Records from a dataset
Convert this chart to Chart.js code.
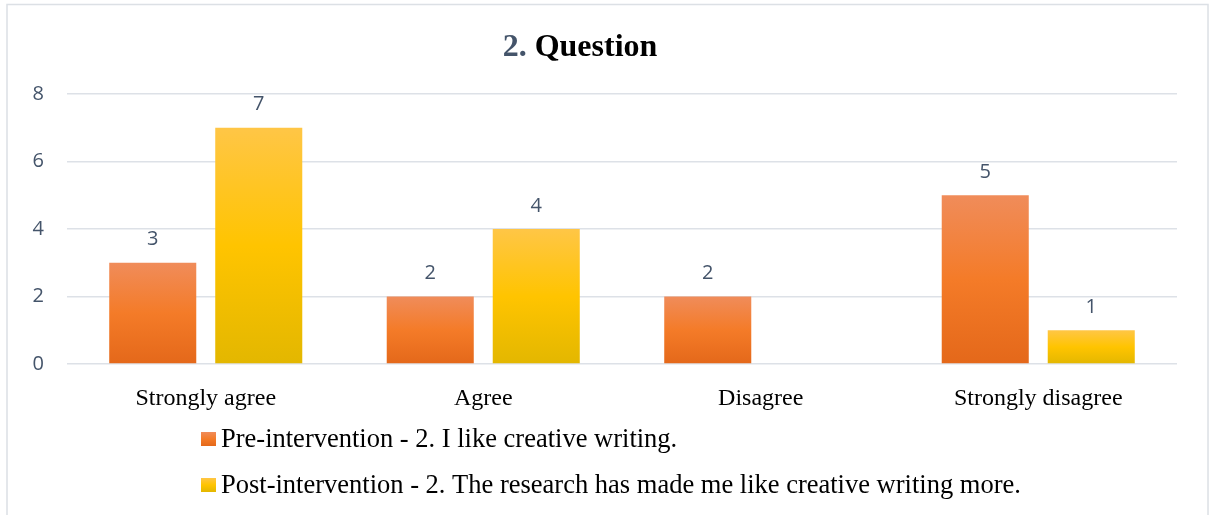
<!DOCTYPE html>
<html>
<head>
<meta charset="utf-8">
<script src="https://cdn.jsdelivr.net/npm/chart.js@4/dist/chart.umd.min.js"></script>
<style>
  html, body { margin: 0; padding: 0; background: #fff; }
  #wrap { position: relative; width: 1210px; height: 515px; }
</style>
</head>
<body>
<div id="wrap"><canvas id="bars"></canvas></div>
<script>
const categories = ['Strongly agree', 'Agree', 'Disagree', 'Strongly disagree'];
const preValues = [3, 2, 2, 5];
const postValues = [7, 4, null, 1];
const seriesNames = [
  'Pre-intervention - 2. I like creative writing.',
  'Post-intervention - 2. The research has made me like creative writing more.'
];
const titleNumber = '2.';
const titleText = ' Question';

// light top -> main -> darker bottom, like the office preset fill
const orangeStops = ['#F08C5A', '#F47B28', '#E4681A'];
const yellowStops = ['#FFC646', '#FFC400', '#E3B700'];
const slate = '#44546A';
const gridColor = '#DDE1E7';
const serif = '"Liberation Serif", "Times New Roman", serif';
const sans = '"Open Sans", "Noto Sans", sans-serif';

function vGradient(ctx, top, bottom, stops) {
  const g = ctx.createLinearGradient(0, top, 0, bottom);
  g.addColorStop(0, stops[0]);
  g.addColorStop(0.5, stops[1]);
  g.addColorStop(1, stops[2]);
  return g;
}

function barFill(stops) {
  return function (c) {
    if (c.type !== 'data' || c.raw == null) return stops[1];
    const y = c.chart.scales.y;
    const top = y.getPixelForValue(c.raw);
    const bottom = y.getPixelForValue(0);
    if (!isFinite(top) || bottom - top < 1) return stops[1];
    return vGradient(c.chart.ctx, top, bottom, stops);
  };
}

const frameAndTitle = {
  id: 'frameAndTitle',
  beforeDraw(chart) {
    const ctx = chart.ctx;
    ctx.save();
    ctx.fillStyle = '#fff';
    ctx.fillRect(0, 0, chart.width, chart.height);
    ctx.strokeStyle = '#DCE0E5';
    ctx.lineWidth = 1.5;
    ctx.strokeRect(7, 4.5, 1201, 600);
    ctx.restore();
  },
  afterDraw(chart) {
    const ctx = chart.ctx;
    ctx.save();
    ctx.font = 'bold 32px ' + serif;
    ctx.textBaseline = 'alphabetic';
    const w1 = ctx.measureText(titleNumber).width;
    const w2 = ctx.measureText(titleText).width;
    let x = 580 - (w1 + w2) / 2;
    ctx.fillStyle = slate;
    ctx.fillText(titleNumber, x, 56);
    ctx.fillStyle = '#000';
    ctx.fillText(titleText, x + w1, 56);

    // legend, one series per row
    const rows = [439, 485];
    ctx.font = '26.5px ' + serif;
    chart.data.datasets.forEach((ds, i) => {
      const cy = rows[i];
      ctx.fillStyle = vGradient(ctx, cy - 7, cy + 7, ds.stops);
      ctx.fillRect(201, cy - 7, 15, 14);
      ctx.fillStyle = '#000';
      ctx.fillText(ds.label, 221, cy + 8);
    });
    ctx.restore();
  }
};

const valueLabels = {
  id: 'valueLabels',
  afterDatasetsDraw(chart) {
    const ctx = chart.ctx;
    ctx.save();
    ctx.font = '20px ' + sans;
    ctx.fillStyle = slate;
    ctx.textAlign = 'center';
    ctx.textBaseline = 'middle';
    chart.data.datasets.forEach((ds, i) => {
      chart.getDatasetMeta(i).data.forEach((bar, j) => {
        const v = ds.data[j];
        if (v == null) return;
        ctx.fillText(String(v), bar.x, bar.y - 23);
      });
    });
    ctx.restore();
  }
};

new Chart(document.getElementById('bars'), {
  type: 'bar',
  data: {
    labels: categories,
    datasets: [
      { label: seriesNames[0], data: preValues, stops: orangeStops, backgroundColor: barFill(orangeStops) },
      { label: seriesNames[1], data: postValues, stops: yellowStops, backgroundColor: barFill(yellowStops) }
    ]
  },
  options: {
    responsive: true,
    maintainAspectRatio: false,
    animation: false,
    categoryPercentage: 0.764,
    barPercentage: 0.821,
    layout: { padding: { top: 94, right: 33, bottom: 96, left: 0 } },
    plugins: {
      legend: { display: false },
      title: { display: false },
      tooltip: { enabled: false }
    },
    scales: {
      x: {
        grid: { display: false },
        border: { display: false },
        ticks: { color: '#000', font: { family: serif, size: 24 }, padding: 12, maxRotation: 0 },
        afterFit(s) { s.height = 55; }
      },
      y: {
        min: 0,
        max: 8,
        ticks: { stepSize: 2, color: slate, font: { family: sans, size: 20 }, padding: 23 },
        grid: { color: gridColor, lineWidth: 1.5, drawTicks: false },
        border: { display: false },
        afterFit(s) { s.width = 67; }
      }
    }
  },
  plugins: [frameAndTitle, valueLabels]
});
</script>
</body>
</html>
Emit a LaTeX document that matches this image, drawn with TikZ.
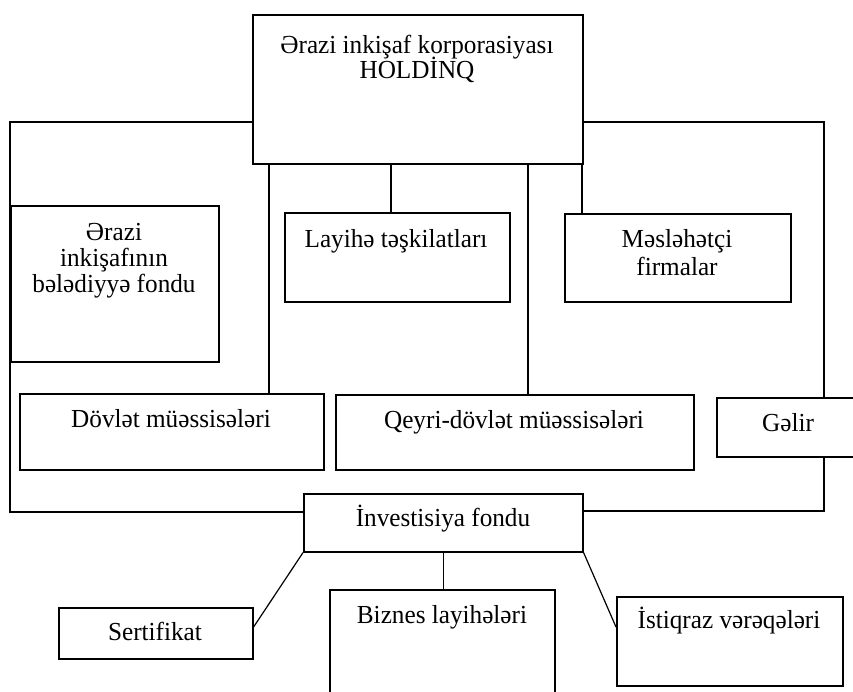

Work to do -> Transcribe the material exactly, keeping every word and none of the pictures.

Correct answer ->
Convert this chart to Chart.js code.
<!DOCTYPE html>
<html>
<head>
<meta charset="utf-8">
<script src="https://cdn.jsdelivr.net/npm/chart.js@4/dist/chart.umd.min.js"></script>
<style>
  html, body { margin: 0; padding: 0; background: #fff; }
  #wrap { position: relative; width: 1210px; height: 515px; }
</style>
</head>
<body>
<div id="wrap"><canvas id="bars"></canvas></div>
<script>
const categories = ['Strongly agree', 'Agree', 'Disagree', 'Strongly disagree'];
const preValues = [3, 2, 2, 5];
const postValues = [7, 4, null, 1];
const seriesNames = [
  'Pre-intervention - 2. I like creative writing.',
  'Post-intervention - 2. The research has made me like creative writing more.'
];
const titleNumber = '2.';
const titleText = ' Question';

// light top -> main -> darker bottom, like the office preset fill
const orangeStops = ['#F08C5A', '#F47B28', '#E4681A'];
const yellowStops = ['#FFC646', '#FFC400', '#E3B700'];
const slate = '#44546A';
const gridColor = '#DDE1E7';
const serif = '"Liberation Serif", "Times New Roman", serif';
const sans = '"Open Sans", "Noto Sans", sans-serif';

function vGradient(ctx, top, bottom, stops) {
  const g = ctx.createLinearGradient(0, top, 0, bottom);
  g.addColorStop(0, stops[0]);
  g.addColorStop(0.5, stops[1]);
  g.addColorStop(1, stops[2]);
  return g;
}

function barFill(stops) {
  return function (c) {
    if (c.type !== 'data' || c.raw == null) return stops[1];
    const y = c.chart.scales.y;
    const top = y.getPixelForValue(c.raw);
    const bottom = y.getPixelForValue(0);
    if (!isFinite(top) || bottom - top < 1) return stops[1];
    return vGradient(c.chart.ctx, top, bottom, stops);
  };
}

const frameAndTitle = {
  id: 'frameAndTitle',
  beforeDraw(chart) {
    const ctx = chart.ctx;
    ctx.save();
    ctx.fillStyle = '#fff';
    ctx.fillRect(0, 0, chart.width, chart.height);
    ctx.strokeStyle = '#DCE0E5';
    ctx.lineWidth = 1.5;
    ctx.strokeRect(7, 4.5, 1201, 600);
    ctx.restore();
  },
  afterDraw(chart) {
    const ctx = chart.ctx;
    ctx.save();
    ctx.font = 'bold 32px ' + serif;
    ctx.textBaseline = 'alphabetic';
    const w1 = ctx.measureText(titleNumber).width;
    const w2 = ctx.measureText(titleText).width;
    let x = 580 - (w1 + w2) / 2;
    ctx.fillStyle = slate;
    ctx.fillText(titleNumber, x, 56);
    ctx.fillStyle = '#000';
    ctx.fillText(titleText, x + w1, 56);

    // legend, one series per row
    const rows = [439, 485];
    ctx.font = '26.5px ' + serif;
    chart.data.datasets.forEach((ds, i) => {
      const cy = rows[i];
      ctx.fillStyle = vGradient(ctx, cy - 7, cy + 7, ds.stops);
      ctx.fillRect(201, cy - 7, 15, 14);
      ctx.fillStyle = '#000';
      ctx.fillText(ds.label, 221, cy + 8);
    });
    ctx.restore();
  }
};

const valueLabels = {
  id: 'valueLabels',
  afterDatasetsDraw(chart) {
    const ctx = chart.ctx;
    ctx.save();
    ctx.font = '20px ' + sans;
    ctx.fillStyle = slate;
    ctx.textAlign = 'center';
    ctx.textBaseline = 'middle';
    chart.data.datasets.forEach((ds, i) => {
      chart.getDatasetMeta(i).data.forEach((bar, j) => {
        const v = ds.data[j];
        if (v == null) return;
        ctx.fillText(String(v), bar.x, bar.y - 23);
      });
    });
    ctx.restore();
  }
};

new Chart(document.getElementById('bars'), {
  type: 'bar',
  data: {
    labels: categories,
    datasets: [
      { label: seriesNames[0], data: preValues, stops: orangeStops, backgroundColor: barFill(orangeStops) },
      { label: seriesNames[1], data: postValues, stops: yellowStops, backgroundColor: barFill(yellowStops) }
    ]
  },
  options: {
    responsive: true,
    maintainAspectRatio: false,
    animation: false,
    categoryPercentage: 0.764,
    barPercentage: 0.821,
    layout: { padding: { top: 94, right: 33, bottom: 96, left: 0 } },
    plugins: {
      legend: { display: false },
      title: { display: false },
      tooltip: { enabled: false }
    },
    scales: {
      x: {
        grid: { display: false },
        border: { display: false },
        ticks: { color: '#000', font: { family: serif, size: 24 }, padding: 12, maxRotation: 0 },
        afterFit(s) { s.height = 55; }
      },
      y: {
        min: 0,
        max: 8,
        ticks: { stepSize: 2, color: slate, font: { family: sans, size: 20 }, padding: 23 },
        grid: { color: gridColor, lineWidth: 1.5, drawTicks: false },
        border: { display: false },
        afterFit(s) { s.width = 67; }
      }
    }
  },
  plugins: [frameAndTitle, valueLabels]
});
</script>
</body>
</html>
Emit a LaTeX document that matches this image, drawn with TikZ.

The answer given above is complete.